• **Supplied data**:
· · · · · · ·
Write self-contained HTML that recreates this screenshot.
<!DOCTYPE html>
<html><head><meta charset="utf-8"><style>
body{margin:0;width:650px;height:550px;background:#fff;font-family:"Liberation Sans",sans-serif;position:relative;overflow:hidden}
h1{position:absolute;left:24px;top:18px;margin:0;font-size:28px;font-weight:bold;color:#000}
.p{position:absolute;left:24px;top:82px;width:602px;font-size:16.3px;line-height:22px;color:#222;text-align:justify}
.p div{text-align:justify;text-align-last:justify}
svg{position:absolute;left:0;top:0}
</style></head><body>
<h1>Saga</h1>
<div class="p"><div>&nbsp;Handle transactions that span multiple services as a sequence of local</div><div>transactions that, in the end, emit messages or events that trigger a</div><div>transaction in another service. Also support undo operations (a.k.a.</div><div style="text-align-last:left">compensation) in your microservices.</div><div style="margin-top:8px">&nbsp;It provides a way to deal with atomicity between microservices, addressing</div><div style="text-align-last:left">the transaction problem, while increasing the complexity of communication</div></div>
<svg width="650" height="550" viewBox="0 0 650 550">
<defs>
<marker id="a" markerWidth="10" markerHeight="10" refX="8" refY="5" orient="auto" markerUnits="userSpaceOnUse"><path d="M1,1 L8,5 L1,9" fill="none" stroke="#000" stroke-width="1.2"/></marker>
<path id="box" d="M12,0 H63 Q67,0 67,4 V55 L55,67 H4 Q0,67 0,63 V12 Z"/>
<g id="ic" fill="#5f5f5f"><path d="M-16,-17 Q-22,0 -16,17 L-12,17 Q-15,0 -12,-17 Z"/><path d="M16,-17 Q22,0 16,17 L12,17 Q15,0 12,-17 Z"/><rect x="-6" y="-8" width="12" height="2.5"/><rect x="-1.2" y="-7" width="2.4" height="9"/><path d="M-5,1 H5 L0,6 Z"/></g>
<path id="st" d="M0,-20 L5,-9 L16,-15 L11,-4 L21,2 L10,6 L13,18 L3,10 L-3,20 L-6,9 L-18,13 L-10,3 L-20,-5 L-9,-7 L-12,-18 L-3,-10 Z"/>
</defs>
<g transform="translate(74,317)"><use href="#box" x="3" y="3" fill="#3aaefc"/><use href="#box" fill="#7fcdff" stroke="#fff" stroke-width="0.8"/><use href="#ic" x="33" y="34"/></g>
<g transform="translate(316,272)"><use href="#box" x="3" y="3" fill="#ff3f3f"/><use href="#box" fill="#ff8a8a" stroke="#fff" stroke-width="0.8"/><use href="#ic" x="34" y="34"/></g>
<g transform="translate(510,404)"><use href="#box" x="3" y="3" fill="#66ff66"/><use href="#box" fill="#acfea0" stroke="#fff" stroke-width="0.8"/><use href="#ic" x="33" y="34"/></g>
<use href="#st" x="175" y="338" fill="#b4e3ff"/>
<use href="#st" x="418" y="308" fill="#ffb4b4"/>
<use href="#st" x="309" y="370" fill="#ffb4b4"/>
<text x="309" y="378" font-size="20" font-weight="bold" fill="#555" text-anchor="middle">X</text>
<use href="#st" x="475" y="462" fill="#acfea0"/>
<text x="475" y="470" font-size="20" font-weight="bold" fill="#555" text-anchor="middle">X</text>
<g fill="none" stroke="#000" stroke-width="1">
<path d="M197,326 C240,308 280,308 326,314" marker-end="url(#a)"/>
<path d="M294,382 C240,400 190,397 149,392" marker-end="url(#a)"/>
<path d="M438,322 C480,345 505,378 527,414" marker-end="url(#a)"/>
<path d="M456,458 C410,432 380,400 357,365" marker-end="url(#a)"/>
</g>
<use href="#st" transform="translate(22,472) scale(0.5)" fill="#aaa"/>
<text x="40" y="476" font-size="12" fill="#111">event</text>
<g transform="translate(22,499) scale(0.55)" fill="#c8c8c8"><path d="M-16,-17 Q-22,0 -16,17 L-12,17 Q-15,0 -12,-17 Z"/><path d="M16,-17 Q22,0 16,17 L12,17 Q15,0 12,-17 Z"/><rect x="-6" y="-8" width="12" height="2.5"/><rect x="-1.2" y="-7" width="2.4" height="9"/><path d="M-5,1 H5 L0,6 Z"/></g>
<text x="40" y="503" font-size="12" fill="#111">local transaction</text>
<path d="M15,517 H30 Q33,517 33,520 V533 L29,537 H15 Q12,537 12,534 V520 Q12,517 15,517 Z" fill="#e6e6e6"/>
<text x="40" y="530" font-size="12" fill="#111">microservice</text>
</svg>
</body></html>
· · · · · · ·
• **What the task requires**: From the listing above, collect each line in which the string "that" appears.

• **Finished exercise**:
Write self-contained HTML that recreates this screenshot.
<div class="p"><div>&nbsp;Handle transactions that span multiple services as a sequence of local</div><div>transactions that, in the end, emit messages or events that trigger a</div><div>transaction in another service. Also support undo operations (a.k.a.</div><div style="text-align-last:left">compensation) in your microservices.</div><div style="margin-top:8px">&nbsp;It provides a way to deal with atomicity between microservices, addressing</div><div style="text-align-last:left">the transaction problem, while increasing the complexity of communication</div></div>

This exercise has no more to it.